Tuesday, January 3, 2017
Amarillo by morning
January 3, 2017
The terrible news from Amarillo—4 kids killed by rat poison—isn’t any better because it was accidental. Apparently, the rat poison—aluminum phosphide--was under the house and somebody tried to wash it out. The water created a chemical reaction and the rat poison turned to a gas, seeped into the house and killed people.
Googling “aluminum phosphide,” you find out that it’s a commonly used poison in grain storage areas (hello, wheat industry!) and a killer used in fighting bed bugs. It is also blamed for the rash of farmer suicides in Northern India and here again farming, food and politics collide.

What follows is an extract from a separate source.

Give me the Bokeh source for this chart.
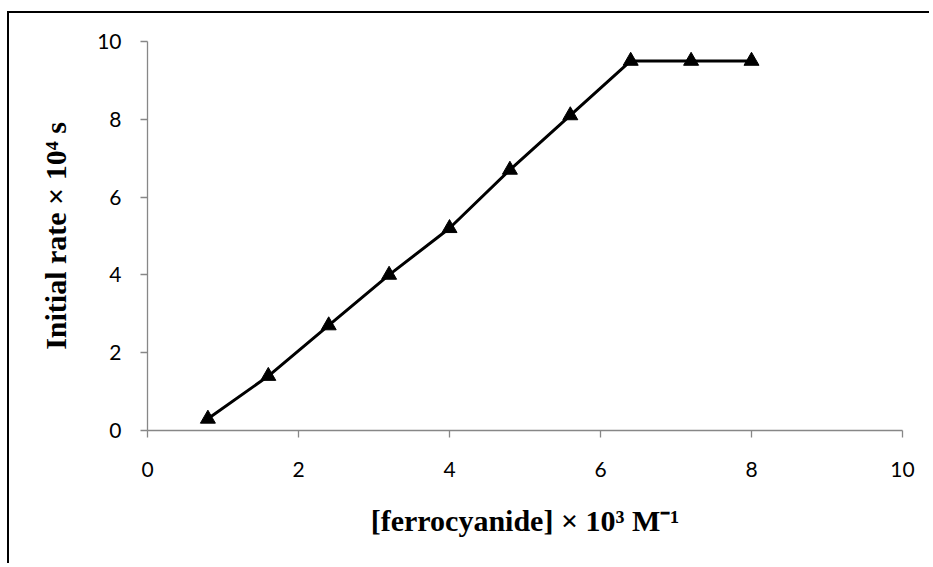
from bokeh.plotting import figure
from bokeh.models import Range1d, FixedTicker
from bokeh.embed import file_html
from bokeh.resources import INLINE

# data
ferrocyanide = [0.8, 1.6, 2.4, 3.2, 4.0, 4.8, 5.6, 6.4, 7.2, 8.0]
initial_rate = [0.3, 1.4, 2.7, 4.0, 5.2, 6.7, 8.1, 9.5, 9.5, 9.5]
x_ticks = [0, 2, 4, 6, 8, 10]
y_ticks = [0, 2, 4, 6, 8, 10]
x_label = "[ferrocyanide] \u00d7 10\u00b3 M\u207b\u00b9"
y_label = "Initial rate \u00d7 10\u2074 s"

p = figure(width=922, height=552, output_backend="svg", toolbar_location=None,
           x_range=Range1d(0, 10), y_range=Range1d(0, 10),
           min_border_left=138, min_border_right=29, min_border_top=28, min_border_bottom=135,
           margin=(11, 0, 0, 7))
p.styles = {"border-left": "2px solid black", "border-top": "2px solid black"}

p.line(ferrocyanide, initial_rate, line_color="black", line_width=3)
p.scatter(ferrocyanide, initial_rate, marker="triangle", size=15, fill_color="black", line_color="black")

p.grid.visible = False
p.outline_line_color = None
p.background_fill_color = "white"
p.border_fill_color = "white"

for ax, ticks in ((p.xaxis, x_ticks), (p.yaxis, y_ticks)):
    ax.ticker = FixedTicker(ticks=ticks)
    ax.minor_tick_line_color = None
    ax.major_tick_in = 0
    ax.major_tick_out = 7
    ax.axis_line_color = "#878787"
    ax.major_tick_line_color = "#878787"
    ax.axis_line_width = 1.3
    ax.major_tick_line_width = 1.3
    ax.major_label_text_font = "Lato"
    ax.major_label_text_font_size = "21px"
    ax.major_label_text_color = "black"
    ax.axis_label_text_font = "Liberation Serif"
    ax.axis_label_text_font_style = "bold"
    ax.axis_label_text_font_size = "30px"
    ax.axis_label_text_color = "black"

p.xaxis.axis_label = x_label
p.yaxis.axis_label = y_label
p.xaxis.major_label_standoff = 24
p.yaxis.major_label_standoff = 19
p.xaxis.axis_label_standoff = 24
p.yaxis.axis_label_standoff = 22

open("out.html", "w").write(file_html(p, INLINE))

Like many so-called “undeveloped” areas, northern India had a complex culture where people in small towns lived an agricultural year, raising small patches of crops typical of their ecosystems and developing traditions, celebrations, religion and foods around those crops. The many types of Indian foods with their unique flavors and spices were developed over centuries by these little pockets of distinct flavors. If you like Indian foods, you know there are dozens, maybe hundreds, of kinds of curry. You could link each one with a particular village if you wanted.
On their own, the microbes and earthworms, the seasons and the farmer traditions kept this land productive. Not over-productive. But enough production to get by.

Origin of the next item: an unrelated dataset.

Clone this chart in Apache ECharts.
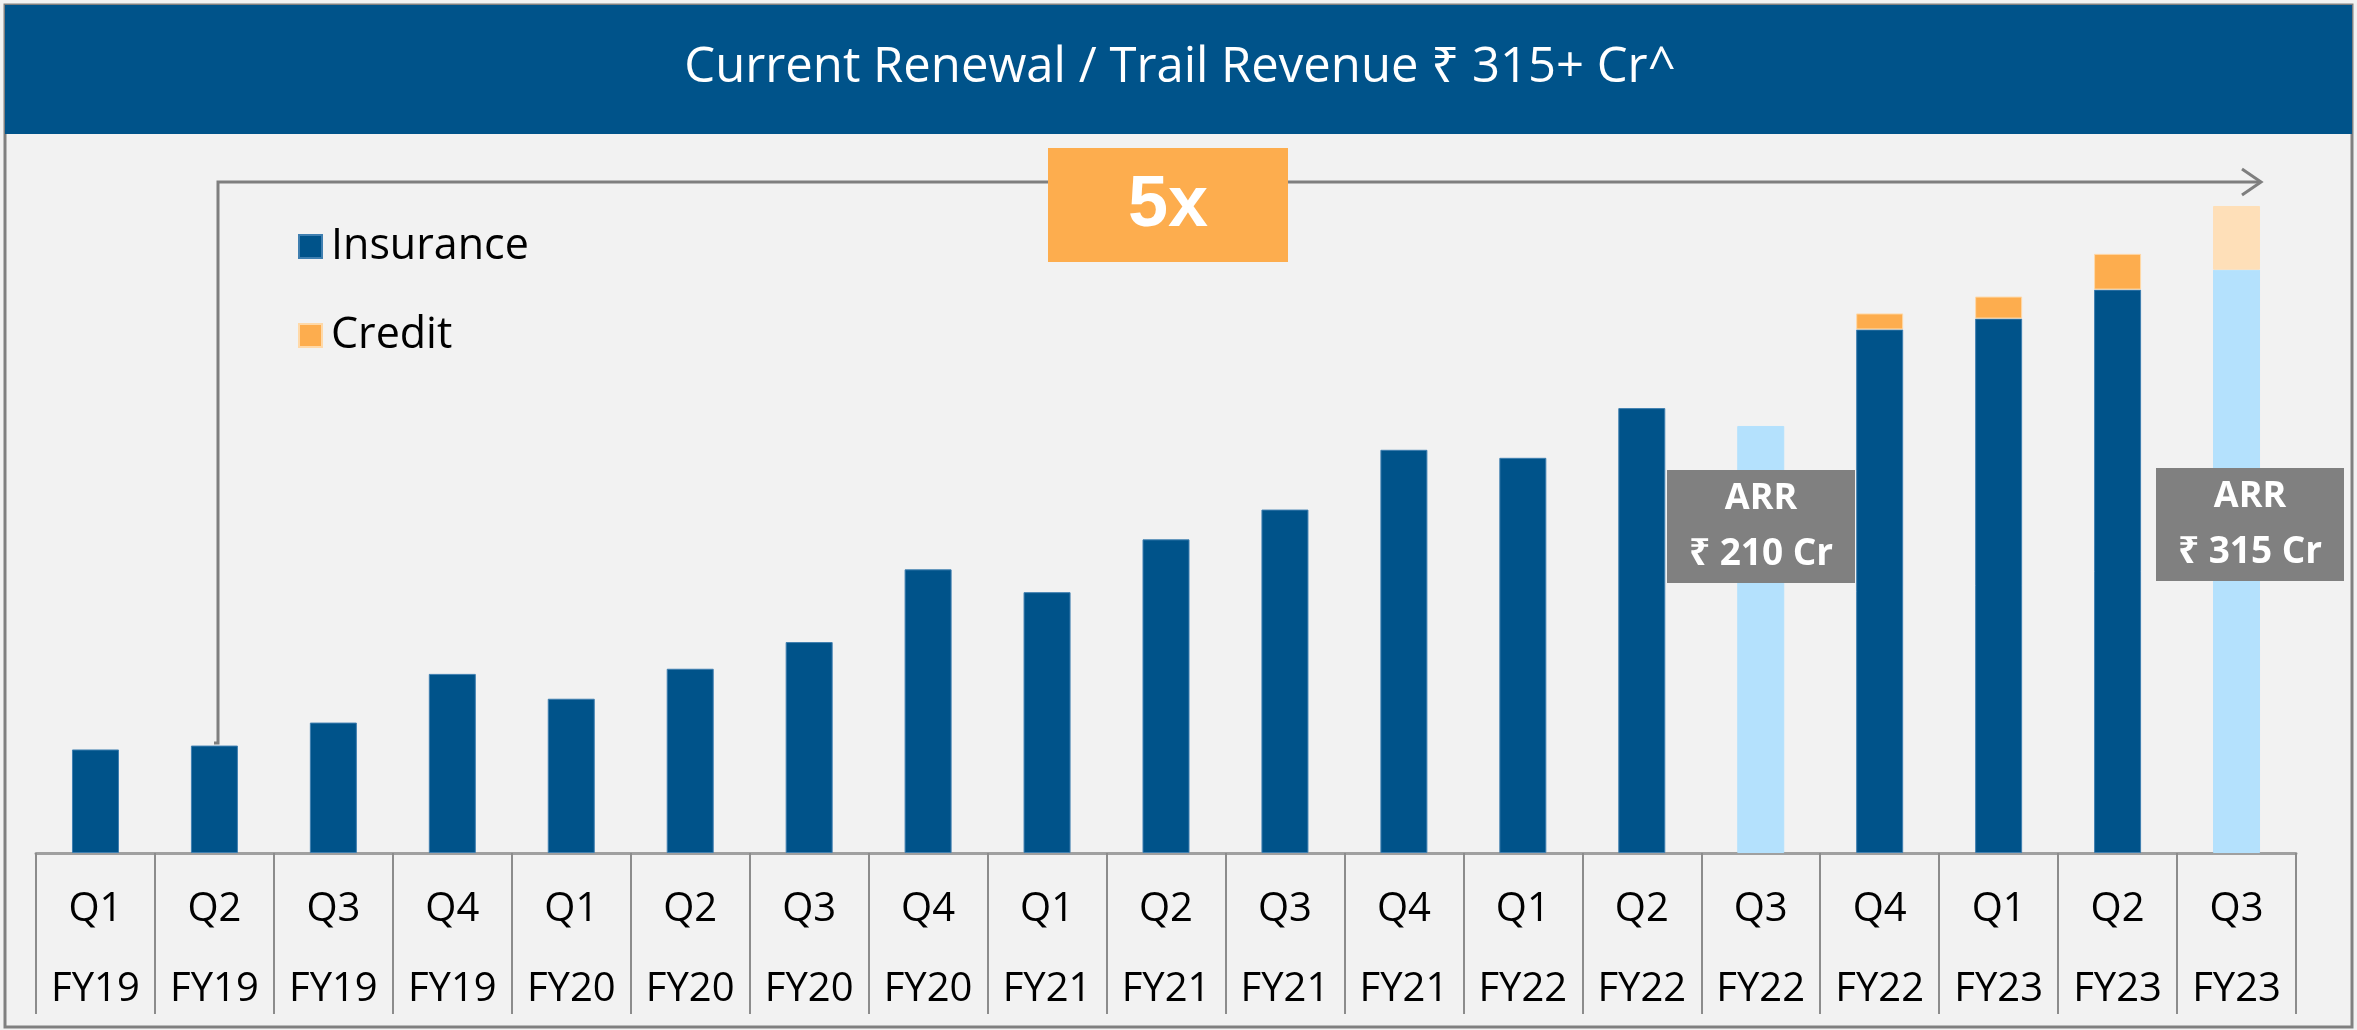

Then, about thirty years ago, American agricultural scientists came to the areas to improve them. Basically, that meant taking over large swaths of land, using machinery and chemicals, and turning in monster amounts of crops. Mostly corn. You might have seen pictures of grinning peasants holding weirdly huge ears of corn. If you haven’t, look at Monsanto’s website.
Taking over ancestral lands and plowing it with machinery is nothing new to America's agricultural heritage and we’ve taken it global. BUT we ignore the ecosystem and the complicated cultural traditions that underpin life in those places.

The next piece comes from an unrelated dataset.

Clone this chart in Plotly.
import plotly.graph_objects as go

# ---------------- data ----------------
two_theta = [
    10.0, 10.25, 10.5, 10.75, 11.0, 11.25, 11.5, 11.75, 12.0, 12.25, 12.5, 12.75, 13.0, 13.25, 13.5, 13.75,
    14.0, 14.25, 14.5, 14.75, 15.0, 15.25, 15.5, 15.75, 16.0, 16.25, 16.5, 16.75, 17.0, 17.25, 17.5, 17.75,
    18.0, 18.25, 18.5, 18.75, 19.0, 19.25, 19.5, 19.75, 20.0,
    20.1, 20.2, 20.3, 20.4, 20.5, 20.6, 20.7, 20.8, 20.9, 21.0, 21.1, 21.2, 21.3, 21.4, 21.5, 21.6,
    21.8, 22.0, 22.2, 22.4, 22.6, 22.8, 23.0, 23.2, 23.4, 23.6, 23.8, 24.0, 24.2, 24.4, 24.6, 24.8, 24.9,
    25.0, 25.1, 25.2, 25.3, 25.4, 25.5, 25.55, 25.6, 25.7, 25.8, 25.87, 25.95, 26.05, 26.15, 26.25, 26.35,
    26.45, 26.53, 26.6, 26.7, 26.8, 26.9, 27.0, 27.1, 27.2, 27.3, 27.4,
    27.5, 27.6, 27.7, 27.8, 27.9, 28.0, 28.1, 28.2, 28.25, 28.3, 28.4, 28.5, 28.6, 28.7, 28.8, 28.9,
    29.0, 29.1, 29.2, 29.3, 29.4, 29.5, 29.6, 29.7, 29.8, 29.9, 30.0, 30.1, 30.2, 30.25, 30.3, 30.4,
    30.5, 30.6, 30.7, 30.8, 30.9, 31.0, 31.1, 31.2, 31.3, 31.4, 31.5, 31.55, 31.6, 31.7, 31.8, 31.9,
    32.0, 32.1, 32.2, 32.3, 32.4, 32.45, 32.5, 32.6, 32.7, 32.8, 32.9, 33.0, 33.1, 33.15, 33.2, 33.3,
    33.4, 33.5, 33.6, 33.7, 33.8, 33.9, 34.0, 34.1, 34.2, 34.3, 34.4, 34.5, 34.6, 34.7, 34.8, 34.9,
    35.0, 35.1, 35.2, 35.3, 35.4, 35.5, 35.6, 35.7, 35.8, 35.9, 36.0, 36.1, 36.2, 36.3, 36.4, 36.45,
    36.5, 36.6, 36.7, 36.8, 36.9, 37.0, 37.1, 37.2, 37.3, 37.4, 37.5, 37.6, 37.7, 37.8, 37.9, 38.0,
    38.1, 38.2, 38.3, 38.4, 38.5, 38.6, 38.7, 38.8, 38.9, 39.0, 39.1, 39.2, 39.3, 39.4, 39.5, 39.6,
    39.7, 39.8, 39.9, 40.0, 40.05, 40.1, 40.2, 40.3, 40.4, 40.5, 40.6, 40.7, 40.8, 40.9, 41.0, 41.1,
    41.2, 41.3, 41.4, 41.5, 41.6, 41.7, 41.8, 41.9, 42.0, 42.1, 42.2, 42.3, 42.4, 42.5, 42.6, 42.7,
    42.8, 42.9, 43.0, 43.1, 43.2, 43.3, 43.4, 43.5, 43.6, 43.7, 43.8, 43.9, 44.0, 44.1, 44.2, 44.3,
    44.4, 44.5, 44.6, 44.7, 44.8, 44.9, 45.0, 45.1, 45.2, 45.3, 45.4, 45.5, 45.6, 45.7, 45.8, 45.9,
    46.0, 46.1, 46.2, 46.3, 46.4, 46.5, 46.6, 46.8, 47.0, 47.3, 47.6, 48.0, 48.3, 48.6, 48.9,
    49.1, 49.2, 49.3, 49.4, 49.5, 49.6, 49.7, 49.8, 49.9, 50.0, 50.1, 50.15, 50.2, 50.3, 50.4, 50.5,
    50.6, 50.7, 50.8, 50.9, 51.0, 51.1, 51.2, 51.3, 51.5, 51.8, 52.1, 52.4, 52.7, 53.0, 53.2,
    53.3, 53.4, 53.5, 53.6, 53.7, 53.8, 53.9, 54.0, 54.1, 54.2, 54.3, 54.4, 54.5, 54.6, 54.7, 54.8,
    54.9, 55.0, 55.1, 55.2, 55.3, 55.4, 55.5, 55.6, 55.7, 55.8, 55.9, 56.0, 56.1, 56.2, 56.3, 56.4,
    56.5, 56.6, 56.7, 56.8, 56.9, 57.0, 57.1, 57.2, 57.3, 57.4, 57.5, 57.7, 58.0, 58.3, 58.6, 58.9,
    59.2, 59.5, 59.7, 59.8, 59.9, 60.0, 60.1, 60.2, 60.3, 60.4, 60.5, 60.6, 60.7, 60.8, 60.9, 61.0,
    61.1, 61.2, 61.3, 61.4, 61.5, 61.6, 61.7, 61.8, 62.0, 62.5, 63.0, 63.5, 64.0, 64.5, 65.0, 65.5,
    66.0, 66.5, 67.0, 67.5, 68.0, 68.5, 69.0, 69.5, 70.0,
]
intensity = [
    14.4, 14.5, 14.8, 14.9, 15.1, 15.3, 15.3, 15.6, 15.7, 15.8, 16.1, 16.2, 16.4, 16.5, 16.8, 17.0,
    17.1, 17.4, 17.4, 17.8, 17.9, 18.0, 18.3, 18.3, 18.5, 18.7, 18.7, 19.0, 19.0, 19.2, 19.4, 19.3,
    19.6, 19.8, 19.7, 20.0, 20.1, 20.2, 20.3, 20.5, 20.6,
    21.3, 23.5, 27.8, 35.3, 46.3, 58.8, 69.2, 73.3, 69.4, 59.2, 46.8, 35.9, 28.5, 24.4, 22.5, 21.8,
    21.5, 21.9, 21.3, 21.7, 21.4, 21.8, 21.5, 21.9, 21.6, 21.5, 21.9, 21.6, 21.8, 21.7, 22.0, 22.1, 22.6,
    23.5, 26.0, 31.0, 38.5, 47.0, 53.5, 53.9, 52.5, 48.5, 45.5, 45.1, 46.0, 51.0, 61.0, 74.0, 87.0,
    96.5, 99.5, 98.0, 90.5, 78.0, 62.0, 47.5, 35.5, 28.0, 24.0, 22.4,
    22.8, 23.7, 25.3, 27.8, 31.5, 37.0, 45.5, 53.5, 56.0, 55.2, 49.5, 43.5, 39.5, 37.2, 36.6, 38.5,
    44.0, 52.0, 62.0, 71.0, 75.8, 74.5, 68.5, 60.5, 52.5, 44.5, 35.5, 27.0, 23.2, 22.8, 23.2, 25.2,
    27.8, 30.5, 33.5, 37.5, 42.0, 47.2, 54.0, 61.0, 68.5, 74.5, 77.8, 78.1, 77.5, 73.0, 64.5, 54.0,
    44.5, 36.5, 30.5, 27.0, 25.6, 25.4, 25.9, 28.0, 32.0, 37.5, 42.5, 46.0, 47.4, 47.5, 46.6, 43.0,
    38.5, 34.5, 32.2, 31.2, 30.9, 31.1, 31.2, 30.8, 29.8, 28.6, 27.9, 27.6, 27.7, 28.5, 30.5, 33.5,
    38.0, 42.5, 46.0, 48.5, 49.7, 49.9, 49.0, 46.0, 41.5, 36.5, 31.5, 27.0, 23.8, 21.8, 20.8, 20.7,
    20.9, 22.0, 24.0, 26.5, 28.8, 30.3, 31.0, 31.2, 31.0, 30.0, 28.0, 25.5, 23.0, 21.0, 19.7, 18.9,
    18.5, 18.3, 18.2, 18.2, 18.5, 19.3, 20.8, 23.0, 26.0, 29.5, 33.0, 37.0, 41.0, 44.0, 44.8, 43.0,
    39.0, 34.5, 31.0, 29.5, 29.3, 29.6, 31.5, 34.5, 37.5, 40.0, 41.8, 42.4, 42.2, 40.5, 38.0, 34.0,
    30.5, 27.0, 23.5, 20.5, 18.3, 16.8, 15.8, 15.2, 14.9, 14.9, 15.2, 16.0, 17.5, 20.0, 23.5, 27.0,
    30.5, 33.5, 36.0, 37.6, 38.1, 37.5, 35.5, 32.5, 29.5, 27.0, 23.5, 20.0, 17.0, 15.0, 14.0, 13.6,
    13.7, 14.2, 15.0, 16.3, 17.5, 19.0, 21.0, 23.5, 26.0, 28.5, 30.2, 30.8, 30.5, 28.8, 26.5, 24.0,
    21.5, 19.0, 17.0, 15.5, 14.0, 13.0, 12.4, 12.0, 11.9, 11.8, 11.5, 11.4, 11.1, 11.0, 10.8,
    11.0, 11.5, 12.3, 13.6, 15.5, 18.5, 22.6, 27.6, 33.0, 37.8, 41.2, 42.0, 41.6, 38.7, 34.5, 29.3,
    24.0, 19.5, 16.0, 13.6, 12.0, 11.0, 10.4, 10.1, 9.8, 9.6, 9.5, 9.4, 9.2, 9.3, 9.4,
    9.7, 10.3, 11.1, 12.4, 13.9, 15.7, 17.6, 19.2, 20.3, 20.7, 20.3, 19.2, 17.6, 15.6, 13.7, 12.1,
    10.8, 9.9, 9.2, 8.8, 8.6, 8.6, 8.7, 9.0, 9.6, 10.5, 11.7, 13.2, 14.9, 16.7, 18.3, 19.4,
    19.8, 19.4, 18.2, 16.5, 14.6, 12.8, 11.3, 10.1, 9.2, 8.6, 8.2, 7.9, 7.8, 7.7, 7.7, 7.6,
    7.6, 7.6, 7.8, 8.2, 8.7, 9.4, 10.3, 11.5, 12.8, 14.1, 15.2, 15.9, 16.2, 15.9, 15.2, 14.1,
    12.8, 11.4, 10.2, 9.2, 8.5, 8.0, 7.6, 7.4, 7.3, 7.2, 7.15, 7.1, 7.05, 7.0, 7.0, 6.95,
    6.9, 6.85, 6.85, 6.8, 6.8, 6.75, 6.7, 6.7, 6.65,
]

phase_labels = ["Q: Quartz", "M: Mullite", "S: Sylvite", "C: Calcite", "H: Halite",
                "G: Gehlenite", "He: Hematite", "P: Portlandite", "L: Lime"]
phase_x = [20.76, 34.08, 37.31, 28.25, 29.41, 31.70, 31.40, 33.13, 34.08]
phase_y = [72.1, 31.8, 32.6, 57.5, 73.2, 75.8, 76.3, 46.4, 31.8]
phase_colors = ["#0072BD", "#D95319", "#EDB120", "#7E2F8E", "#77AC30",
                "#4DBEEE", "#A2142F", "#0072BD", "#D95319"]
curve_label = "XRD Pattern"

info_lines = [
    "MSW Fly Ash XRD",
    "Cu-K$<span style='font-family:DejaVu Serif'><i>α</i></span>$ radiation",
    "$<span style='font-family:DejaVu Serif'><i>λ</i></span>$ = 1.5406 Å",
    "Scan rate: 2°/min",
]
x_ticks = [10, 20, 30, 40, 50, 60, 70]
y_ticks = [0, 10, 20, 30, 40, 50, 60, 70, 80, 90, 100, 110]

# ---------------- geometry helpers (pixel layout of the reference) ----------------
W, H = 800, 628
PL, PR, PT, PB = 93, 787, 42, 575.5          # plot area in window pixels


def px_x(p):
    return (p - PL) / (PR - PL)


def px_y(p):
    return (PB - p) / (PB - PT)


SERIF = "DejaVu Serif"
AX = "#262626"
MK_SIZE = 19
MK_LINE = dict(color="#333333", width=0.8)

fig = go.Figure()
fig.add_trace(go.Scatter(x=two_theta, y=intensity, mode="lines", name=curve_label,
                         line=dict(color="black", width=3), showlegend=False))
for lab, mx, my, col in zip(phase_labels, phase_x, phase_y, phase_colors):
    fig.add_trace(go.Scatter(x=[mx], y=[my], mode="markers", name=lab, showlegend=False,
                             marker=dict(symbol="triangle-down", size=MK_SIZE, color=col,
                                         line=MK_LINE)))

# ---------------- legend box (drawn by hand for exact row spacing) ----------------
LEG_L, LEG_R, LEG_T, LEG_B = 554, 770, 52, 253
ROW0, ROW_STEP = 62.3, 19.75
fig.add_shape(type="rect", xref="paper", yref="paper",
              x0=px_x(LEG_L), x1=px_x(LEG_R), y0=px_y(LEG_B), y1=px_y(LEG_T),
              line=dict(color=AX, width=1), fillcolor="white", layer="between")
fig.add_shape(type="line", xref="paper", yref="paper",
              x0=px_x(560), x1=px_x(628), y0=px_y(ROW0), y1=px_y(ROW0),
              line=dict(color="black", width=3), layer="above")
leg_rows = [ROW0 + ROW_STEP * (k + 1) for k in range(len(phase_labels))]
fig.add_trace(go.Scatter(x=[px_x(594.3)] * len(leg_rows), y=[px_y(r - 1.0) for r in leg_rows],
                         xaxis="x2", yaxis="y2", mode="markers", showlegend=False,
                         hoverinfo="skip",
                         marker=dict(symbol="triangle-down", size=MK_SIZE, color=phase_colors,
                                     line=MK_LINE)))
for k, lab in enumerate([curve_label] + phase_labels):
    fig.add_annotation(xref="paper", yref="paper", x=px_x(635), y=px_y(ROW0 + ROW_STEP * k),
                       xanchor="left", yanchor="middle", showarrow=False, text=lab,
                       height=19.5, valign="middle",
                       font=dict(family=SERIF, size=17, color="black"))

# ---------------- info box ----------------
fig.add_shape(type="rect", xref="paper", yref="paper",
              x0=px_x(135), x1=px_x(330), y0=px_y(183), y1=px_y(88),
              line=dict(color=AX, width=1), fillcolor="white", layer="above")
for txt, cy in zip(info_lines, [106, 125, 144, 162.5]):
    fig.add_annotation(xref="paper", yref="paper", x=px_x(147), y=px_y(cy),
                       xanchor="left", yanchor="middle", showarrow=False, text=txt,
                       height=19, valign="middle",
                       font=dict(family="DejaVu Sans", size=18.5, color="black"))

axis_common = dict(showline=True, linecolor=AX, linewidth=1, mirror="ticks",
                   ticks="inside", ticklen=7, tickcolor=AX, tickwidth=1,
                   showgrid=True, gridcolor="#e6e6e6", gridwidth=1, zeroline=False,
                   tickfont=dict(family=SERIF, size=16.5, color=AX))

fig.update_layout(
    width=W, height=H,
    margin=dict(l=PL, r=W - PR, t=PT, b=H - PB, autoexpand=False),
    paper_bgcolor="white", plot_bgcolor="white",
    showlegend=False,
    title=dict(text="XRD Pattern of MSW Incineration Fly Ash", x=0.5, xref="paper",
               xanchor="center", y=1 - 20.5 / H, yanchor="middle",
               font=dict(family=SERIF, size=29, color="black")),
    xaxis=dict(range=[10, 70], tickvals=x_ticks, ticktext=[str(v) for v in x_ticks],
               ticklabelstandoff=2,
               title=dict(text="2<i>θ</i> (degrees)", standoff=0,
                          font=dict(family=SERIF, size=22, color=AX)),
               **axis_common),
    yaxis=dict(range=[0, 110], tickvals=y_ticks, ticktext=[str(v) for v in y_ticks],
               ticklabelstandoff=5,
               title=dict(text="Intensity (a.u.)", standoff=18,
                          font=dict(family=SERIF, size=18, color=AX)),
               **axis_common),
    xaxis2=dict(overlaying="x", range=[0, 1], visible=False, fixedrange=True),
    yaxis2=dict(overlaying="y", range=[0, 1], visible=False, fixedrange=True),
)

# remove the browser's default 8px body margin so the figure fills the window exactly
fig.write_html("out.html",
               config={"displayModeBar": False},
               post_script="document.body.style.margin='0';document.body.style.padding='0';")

Long story short: The peasant farmers and their governments have ended up selling their land to the machinery owners or they have ended up buying machinery and chemicals, borrowing money for the new system. Either way, the peasants lose their culture. And, like in Midwest America, the deep plowing and chemical use resulted in land that cannot produce without American-style management. The microbes and earthworms are diminished, and maybe even extinct.
Debt is constant, just as it is in the U.S. and there’s no easy way out of the system. To escape, farmers have killed themselves. It happens. In India and here in America.